There are nine districts and five town councils in the Republic of Botswana: the Central, Ghanzi, Northeast, Northwest, Southeast, Southern, Kweneng, Kgalagadi, and Kgatleng districts and the town councils of Francistown, Gaborone, Jwaneng, Lobatse, and Selebi-Phikwe. Botswana is located in the heart of Africa and surrounded by Zambia and Zimbabwe to the northeast, Namibia to the north and west, and South Africa to the south and southeast. All these countries meet at a single point, midstream, in the Zambezi River.

The Kalahari Desert dominates much of Botswana’s landscape. It stretches west of the eastern rocky hill ranges and covers 84% of the country. The capital of Botswana is Gaborone, a modern, rapidly expanding city. It lies in a valley in the eastern corner of the country about nine miles from the South African border.

Botswana’s unit of currency is the pula (abbreviated as P). Most major credit cards, including Visa, MasterCard, American Express, and Diners Club are widely accepted. Most hotels and lodges accept foreign currency or traveller’s checks, and ATMs are on hand throughout the country at many shopping malls and large hotels.

The official name of the country is the Republic of Botswana. The name “Botswana” is derived from the term Batswana, which refers to the ethnic group of people who all speak the Setswana language and share the Sotho-Tswana culture.
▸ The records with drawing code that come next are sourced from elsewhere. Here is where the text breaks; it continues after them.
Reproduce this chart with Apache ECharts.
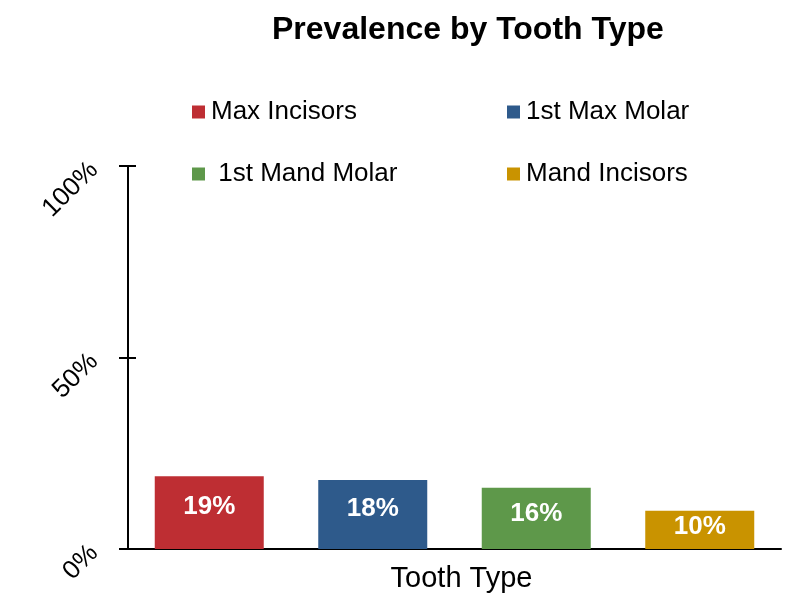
<!DOCTYPE html>
<html>
<head>
<meta charset="utf-8">
<script src="https://cdn.jsdelivr.net/npm/echarts@6/dist/echarts.min.js"></script>
<style>
  html, body { margin: 0; padding: 0; background: #fff; }
  #main { width: 789px; height: 596px; }
</style>
</head>
<body>
<div id="main"></div>
<script>
// data
var categories = ['Tooth Type']
var seriesNames = ['Max Incisors', '1st Max Molar', ' 1st Mand Molar', 'Mand Incisors']
var seriesValues = [19, 18, 16, 10]
var seriesColors = ['#be2e33', '#2e5a8b', '#5e984a', '#c99300']
var yTicks = [0, 50, 100]

var myChart = echarts.init(document.getElementById('main'))

var series = seriesNames.map(function (name, i) {
    return {
        name: name,
        type: 'bar',
        yAxisIndex: 0,
        data: [seriesValues[i]],
        barWidth: 109,
        barGap: '50%',
        itemStyle: { color: seriesColors[i] },
        label: {
            show: true,
            position: ['50%', '42%'],
            align: 'center',
            verticalAlign: 'middle',
            formatter: '{c}%',
            color: '#fff',
            fontWeight: 'bold',
            fontSize: 26,
            fontFamily: 'Liberation Sans'
        }
    }
})

var yBase = {
    type: 'value',
    position: 'left',
    min: yTicks[0],
    max: yTicks[yTicks.length - 1],
    interval: yTicks[1] - yTicks[0],
    splitLine: { show: false }
}

var legendText = { fontSize: 26, color: '#000', fontFamily: 'Liberation Sans', padding: [0, 0, 0, 1] }

myChart.setOption({
    animation: false,
    textStyle: { fontFamily: 'Liberation Sans' },
    title: {
        text: 'Prevalence by Tooth Type',
        left: 272,
        top: 14,
        padding: 0,
        textStyle: { fontSize: 32, fontWeight: 'bold', color: '#000', fontFamily: 'Liberation Sans' }
    },
    legend: [{
        data: [seriesNames[0], seriesNames[2]],
        orient: 'vertical',
        left: 192,
        top: 99,
        padding: 0,
        itemGap: 36,
        itemWidth: 13,
        itemHeight: 13,
        icon: 'rect',
        textStyle: legendText
    }, {
        data: [seriesNames[1], seriesNames[3]],
        orient: 'vertical',
        left: 507,
        top: 99,
        padding: 0,
        itemGap: 36,
        itemWidth: 13,
        itemHeight: 13,
        icon: 'rect',
        textStyle: legendText
    }],
    grid: { left: 128, right: 8, top: 166, bottom: 47 },
    xAxis: {
        type: 'category',
        data: categories,
        axisLine: { lineStyle: { color: '#000', width: 2 } },
        axisTick: { show: false },
        axisLabel: {
            fontSize: 29,
            color: '#000',
            margin: 15,
            padding: [0, 0, 0, 14],
            fontFamily: 'Liberation Sans'
        }
    },
    yAxis: [
        Object.assign({}, yBase, {
            axisLine: { show: true, lineStyle: { color: '#000', width: 2 } },
            axisTick: { show: true, length: 9, lineStyle: { color: '#000', width: 2 } },
            axisLabel: {
                formatter: '{value}%',
                rotate: 45,
                margin: 34,
                fontSize: 26,
                color: '#000',
                fontFamily: 'Liberation Sans'
            }
        }),
        Object.assign({}, yBase, {
            axisLine: { show: false },
            axisTick: { show: true, inside: true, length: 8, lineStyle: { color: '#000', width: 2 } },
            axisLabel: { show: false }
        })
    ],
    series: series
})
</script>
</body>
</html>
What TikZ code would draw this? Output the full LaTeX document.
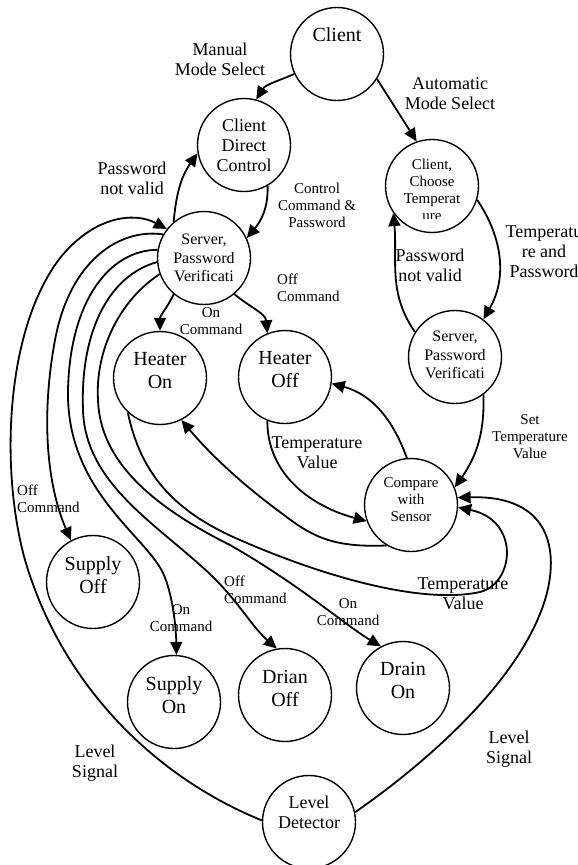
\documentclass[tikz,border=0pt]{standalone}
\usepackage{fontspec}
\setmainfont{Liberation Serif}
\usetikzlibrary{arrows.meta}

\begin{document}
\begin{tikzpicture}[x=1pt, y=-1pt,
  state/.style={circle, draw, line width=1.4pt, minimum size=93pt, inner sep=0pt},
  txt/.style={align=center, inner sep=0pt},
  fA/.style={font=\fontsize{20}{23}\selectfont},
  fB/.style={font=\fontsize{18}{20}\selectfont},
  fC/.style={font=\fontsize{16}{18.5}\selectfont},
  fD/.style={font=\fontsize{15}{17}\selectfont},
  link/.style={line width=1.8pt, -{Triangle[length=13pt, width=12pt]}}]

\useasboundingbox (0,0) rectangle (578,865);

% states
\node[state, label={[txt, fA, yshift=19pt]center:Client}] (client) at (337,54) {};
\node[state, label={[txt, fB]center:Client\\Direct\\Control}] (direct) at (244,145) {};
\node[state] (choose) at (432,186) {};
\node[state, label={[txt, fC]center:Server,\\Password\\Verificati}] (server) at (204,258) {};
\node[state, label={[txt, fC, yshift=2pt]center:Server,\\Password\\Verificati}] (verify) at (455,357) {};
\node[state, label={[txt, fA, yshift=7pt]center:Heater\\On}] (heateron) at (160,378) {};
\node[state, label={[txt, fA, yshift=7pt]center:Heater\\Off}] (heateroff) at (285,377) {};
\node[state, label={[txt, fD, yshift=5pt]center:Compare\\with\\Sensor}] (compare) at (411,505) {};
\node[state, label={[txt, fA, yshift=7pt]center:Supply\\Off}] (supplyoff) at (93,582) {};
\node[state, label={[txt, fA, yshift=7pt]center:Supply\\On}] (supplyon) at (174,702) {};
\node[state, label={[txt, fA, yshift=7pt]center:Drian\\Off}] (drainoff) at (285,695) {};
\node[state, label={[txt, fA, yshift=8pt]center:Drain\\On}] (drainon) at (403,688) {};
\node[state, label={[txt, fB, yshift=10pt]center:Level\\Detector}] (level) at (309,822) {};

\begin{scope}
  \clip (380,130) rectangle (485,218);
  \node[txt, fD] (chooseText) at (432,190) {Client,\\Choose\\Temperat\\ure};
\end{scope}

% mode selection
\draw[link] (client.205) to[out=204, in=58] (direct.75);
\draw[link] (client.-32) -- (choose.109);

% manual branch
\draw[link] (direct.-60) to[out=-88, in=50] (server.25);
\draw[link] (server.130) to[out=85, in=235] (direct.190);
\draw[link] (server.-130) to[out=-115, in=90] (heateron.90);
\draw[link] (server.-50) to[out=-40, in=95] (heateroff.112);

% automatic branch
\draw[link] (choose.-17) to[out=-56, in=60] (verify.53);
\draw[link] (verify.148) to[out=125, in=-85] (choose.215);
\draw[link] (verify.-53) to[out=-88, in=55] (compare.22);
\draw[link] (compare.95) to[out=110, in=-15] (heateroff.-8);
\draw[link] (heateroff.-112) to[out=-90, in=165] (compare.200);
\draw[link] (compare.-121) .. controls (330,548) and (310,535) .. (280,512)
  .. controls (250,490) and (215,460) .. (heateron.-63);
\draw[link] (heateron.-133) .. controls (140,470) and (170,510) .. (240,540)
  .. controls (320,575) and (420,605) .. (480,592)
  .. controls (515,583) and (520,520) .. (compare.-3);

% supply and drain
\draw[link] (server.150) .. controls (120,228) and (70,260) .. (55,340)
  .. controls (42,410) and (45,480) .. (supplyoff.118);
\draw[link] (server.170) .. controls (110,250) and (70,300) .. (68,390)
  .. controls (66,490) and (145,535) .. (163,573)
  .. controls (172,592) and (176,625) .. (supplyon.87);
\draw[link] (server.185) .. controls (110,275) and (80,330) .. (83,410)
  .. controls (85,480) and (150,520) .. (200,565)
  .. controls (235,595) and (250,625) .. (drainoff.100);
\draw[link] (server.200) .. controls (120,300) and (95,350) .. (98,400)
  .. controls (100,460) and (150,505) .. (230,545)
  .. controls (300,585) and (345,625) .. (drainon.118);

% level detector
\draw[link] (level.178) .. controls (150,775) and (60,680) .. (25,560)
  .. controls (0,470) and (5,330) .. (60,258)
  .. controls (95,215) and (135,212) .. (server.142);
\draw[link] (level.12) .. controls (430,760) and (520,680) .. (545,600)
  .. controls (560,550) and (550,495) .. (compare.9);

% labels
\node[txt, fB] (manualLbl) at (220,59) {Manual\\Mode Select};
\node[txt, fB] (autoLbl) at (450,94) {Automatic\\Mode Select};
\node[txt, fB] (invalidA) at (132,178) {Password\\not valid};
\node[txt, fD] (ctrlLbl) at (317,205) {Control\\Command \&\\Password};
\node[txt, fD, anchor=west, align=left] (offA) at (277,288) {Off\\Command};
\node[txt, fD] (onA) at (211,321) {On\\Command};
\node[txt, fB] (invalidB) at (430,265) {Password\\not valid};
\node[txt, fB] (tempPwd) at (544,252) {Temperatu\\re and\\Password};
\node[txt, fD] (setLbl) at (530,437) {Set\\Temperature\\Value};
\node[txt, fB] (tempA) at (317,453) {Temperature\\Value};
\node[txt, fB] (tempB) at (463,594) {Temperature\\Value};
\node[txt, fD, anchor=west, align=left] (offB) at (17,499) {Off\\Command};
\node[txt, fD] (onB) at (181,618) {On\\Command};
\node[txt, fD, anchor=west, align=left] (offC) at (224,590) {Off\\Command};
\node[txt, fD] (onC) at (348,612) {On\\Command};
\node[txt, fB] (levelA) at (95,763) {Level\\Signal};
\node[txt, fB] (levelB) at (509,749) {Level\\Signal};

\end{tikzpicture}
\end{document}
The word Batswana is now commonly used to refer to any citizen of the country, regardless of his or her ethnic background. A Motswana is a single citizen of the country. Tswana is an adjective that refers specifically to the group of Bantu-speaking citizens that resides in Botswana.

The national language of Botswana is Setswana. English is spoken widely in urban areas and is used in most business transactions. You will be able to travel without much knowledge of Setswana, but we recommend learning a few key phrases just in case you find yourself in a bind.